Quote every line from the top of the listing down to and including the line that contains "(0,0) rectangle (75,350);".

> DATASET CONTENT:
_ _ _
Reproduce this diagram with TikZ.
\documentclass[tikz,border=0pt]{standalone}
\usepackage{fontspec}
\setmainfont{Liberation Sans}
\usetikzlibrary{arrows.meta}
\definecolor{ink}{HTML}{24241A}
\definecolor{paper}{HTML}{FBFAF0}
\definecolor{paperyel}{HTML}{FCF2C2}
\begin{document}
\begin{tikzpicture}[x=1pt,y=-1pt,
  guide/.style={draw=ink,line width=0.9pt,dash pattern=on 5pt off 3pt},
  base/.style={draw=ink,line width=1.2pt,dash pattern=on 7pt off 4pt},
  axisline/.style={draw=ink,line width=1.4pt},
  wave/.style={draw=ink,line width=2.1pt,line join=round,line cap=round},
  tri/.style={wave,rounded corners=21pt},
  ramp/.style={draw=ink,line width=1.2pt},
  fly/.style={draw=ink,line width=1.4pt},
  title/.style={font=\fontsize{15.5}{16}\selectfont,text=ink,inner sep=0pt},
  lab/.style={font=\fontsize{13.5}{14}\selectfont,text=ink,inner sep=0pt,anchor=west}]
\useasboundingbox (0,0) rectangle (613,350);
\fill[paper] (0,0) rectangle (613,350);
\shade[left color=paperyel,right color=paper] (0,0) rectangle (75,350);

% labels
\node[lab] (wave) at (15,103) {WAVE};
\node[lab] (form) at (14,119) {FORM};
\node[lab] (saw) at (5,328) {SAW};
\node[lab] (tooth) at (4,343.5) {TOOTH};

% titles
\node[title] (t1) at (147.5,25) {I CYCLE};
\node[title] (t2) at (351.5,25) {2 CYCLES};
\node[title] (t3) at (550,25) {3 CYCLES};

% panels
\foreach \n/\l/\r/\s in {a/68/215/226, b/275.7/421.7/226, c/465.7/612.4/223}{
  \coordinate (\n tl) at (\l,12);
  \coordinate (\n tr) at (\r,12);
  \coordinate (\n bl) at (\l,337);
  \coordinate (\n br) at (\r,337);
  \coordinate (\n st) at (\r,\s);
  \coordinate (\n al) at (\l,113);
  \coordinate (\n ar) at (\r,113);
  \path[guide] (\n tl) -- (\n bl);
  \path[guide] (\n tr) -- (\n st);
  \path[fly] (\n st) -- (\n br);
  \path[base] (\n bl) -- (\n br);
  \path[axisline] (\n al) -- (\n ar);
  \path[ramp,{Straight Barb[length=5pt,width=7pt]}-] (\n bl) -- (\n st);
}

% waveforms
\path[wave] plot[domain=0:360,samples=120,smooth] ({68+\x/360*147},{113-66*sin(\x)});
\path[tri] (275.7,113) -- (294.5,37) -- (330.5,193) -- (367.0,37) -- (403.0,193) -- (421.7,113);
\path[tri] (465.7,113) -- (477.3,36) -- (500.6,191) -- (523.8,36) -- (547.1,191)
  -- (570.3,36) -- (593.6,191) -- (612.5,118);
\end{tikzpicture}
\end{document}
_ _ _
> RESPONSE:
Reproduce this diagram with TikZ.
\documentclass[tikz,border=0pt]{standalone}
\usepackage{fontspec}
\setmainfont{Liberation Sans}
\usetikzlibrary{arrows.meta}
\definecolor{ink}{HTML}{24241A}
\definecolor{paper}{HTML}{FBFAF0}
\definecolor{paperyel}{HTML}{FCF2C2}
\begin{document}
\begin{tikzpicture}[x=1pt,y=-1pt,
  guide/.style={draw=ink,line width=0.9pt,dash pattern=on 5pt off 3pt},
  base/.style={draw=ink,line width=1.2pt,dash pattern=on 7pt off 4pt},
  axisline/.style={draw=ink,line width=1.4pt},
  wave/.style={draw=ink,line width=2.1pt,line join=round,line cap=round},
  tri/.style={wave,rounded corners=21pt},
  ramp/.style={draw=ink,line width=1.2pt},
  fly/.style={draw=ink,line width=1.4pt},
  title/.style={font=\fontsize{15.5}{16}\selectfont,text=ink,inner sep=0pt},
  lab/.style={font=\fontsize{13.5}{14}\selectfont,text=ink,inner sep=0pt,anchor=west}]
\useasboundingbox (0,0) rectangle (613,350);
\fill[paper] (0,0) rectangle (613,350);
\shade[left color=paperyel,right color=paper] (0,0) rectangle (75,350);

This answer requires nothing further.